Many may argue that desperate times call for desperate measures. COVID-19 is exploding across the United States., and getting worse, not better, and we need to control this virus without sacrificing higher education institutions across the nation.

Sure, if we knew that contact tracing surveillance methods would be rolled back, along with all of their consequences, as soon as life returns to normal, I might accept them as a temporary drastic measure. But more often than not, sexy new technologies like these become entrenched, regardless of their effectiveness. There is always a bias toward more technology rather than less, and there are often financial barriers to rolling back technology once implemented. 

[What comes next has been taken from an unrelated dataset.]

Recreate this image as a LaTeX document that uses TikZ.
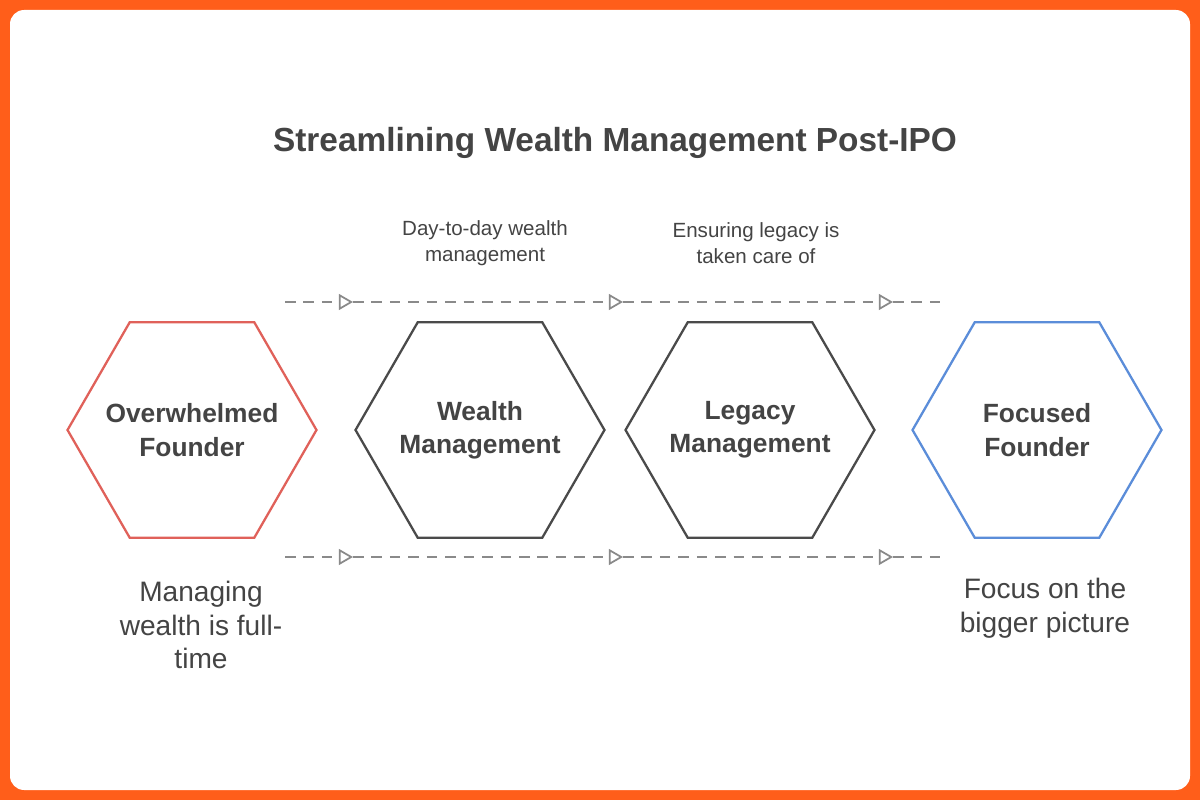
\documentclass[tikz,border=0pt]{standalone}
\usepackage{fontspec}
\setmainfont{Liberation Sans}
\usetikzlibrary{shapes.geometric,arrows.meta}
\definecolor{frameorange}{HTML}{FF5E1A}
\definecolor{textgray}{HTML}{444444}
\definecolor{hexred}{HTML}{E0615A}
\definecolor{hexdark}{HTML}{4A4A4A}
\definecolor{hexblue}{HTML}{5B8DD9}
\definecolor{dashgray}{HTML}{8A8A8A}
\tikzset{
  hexbox/.style={regular polygon, regular polygon sides=6, minimum size=4.98cm,
    inner sep=0pt, line width=1.3pt},
  hextext/.style={align=center, text=textgray, inner sep=0pt,
    font=\fontsize{15}{19}\selectfont\bfseries},
  flowline/.style={dashgray, line width=1pt, dash pattern=on 6pt off 4.5pt},
  flowtip/.style={flowline, -{Triangle[open, length=8pt, width=9pt, line width=1pt, sep=0pt]}},
  smalllabel/.style={text=textgray, align=center, font=\fontsize{11.7}{14.7}\selectfont},
  notelabel/.style={text=textgray, align=center, font=\fontsize{16}{19.3}\selectfont}
}
\begin{document}
\begin{tikzpicture}[x=0.02cm, y=-0.02cm]
  % frame
  \fill[frameorange] (0,0) rectangle (1200,800);
  \fill[white, rounded corners=8pt] (10,10) rectangle (1190,790);
  \useasboundingbox (0,0) rectangle (1200,800);

  \node[text=textgray, font=\fontsize{19}{22}\selectfont\bfseries] (title) at (615,143)
    {Streamlining Wealth Management Post-IPO};

  % hexagons
  \node[hexbox, draw=hexred]  (overwhelmed) at (192,430) {};
  \node[hexbox, draw=hexdark] (wealth)      at (480,430) {};
  \node[hexbox, draw=hexdark] (legacy)      at (750,430) {};
  \node[hexbox, draw=hexblue] (focused)     at (1037,430) {};
  \node[hextext] (overwhelmedtext) at (overwhelmed.center) {Overwhelmed\\Founder};
  \node[hextext] (wealthtext)      at (wealth.center) {Wealth\\Management};
  \node[hextext] (legacytext)      at (legacy.center) {Legacy\\Management};
  \node[hextext] (focusedtext)     at (focused.center) {Focused\\Founder};

  % dashed flows
  \foreach \row/\y in {top/302, bot/557} {
    \coordinate (\row0) at (285,\y);
    \coordinate (\row1) at (353,\y);
    \coordinate (\row2) at (623,\y);
    \coordinate (\row3) at (893,\y);
    \coordinate (\row4) at (945,\y);
    \draw[flowtip] (\row0) -- (\row1);
    \draw[flowtip] (\row1) -- (\row2);
    \draw[flowtip] (\row2) -- (\row3);
    \draw[flowline] (\row3) -- (\row4);
  }

  % labels
  \node[smalllabel] (daylabel) at (485,243) {Day-to-day wealth\\management};
  \node[smalllabel] (legacylabel) at (756,243) {Ensuring legacy is\\taken care of};
  \node[notelabel] (managelabel) at (201,625) {Managing\\wealth is full-\\time};
  \node[notelabel] (focuslabel) at (1045,608) {Focus on the\\bigger picture};
\end{tikzpicture}
\end{document}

And even if universities were to dismantle surveillance systems after the pandemic, significant damage will have already been done: Students of color would have received a lower quality of contact tracing than their white counterparts while being subjected to greater scrutiny and discrimination. Sensitive health, location, and biometric data would have been collected from students and leaked or sold. A culture of surveillance would have expanded, setting a dangerous precedent against privacy that will exacerbate student anxiety and degrade your education. For these reasons, I urge you: Before embracing these sexy, quick-fix technological solutions, think about whether you’re comfortable letting your college experience become a “Black Mirror” episode, complete with location tracking in the libraries, facial recognition on frat row, and data breaches in the dining halls. And if you aren’t, fight back.

Claire Galligan is a recent graduate of University of Michigan’s Ford School of Public Policy. She was a researcher in the Technology Assessment Project, part of the university’s Science, Technology, and Public Policy Program.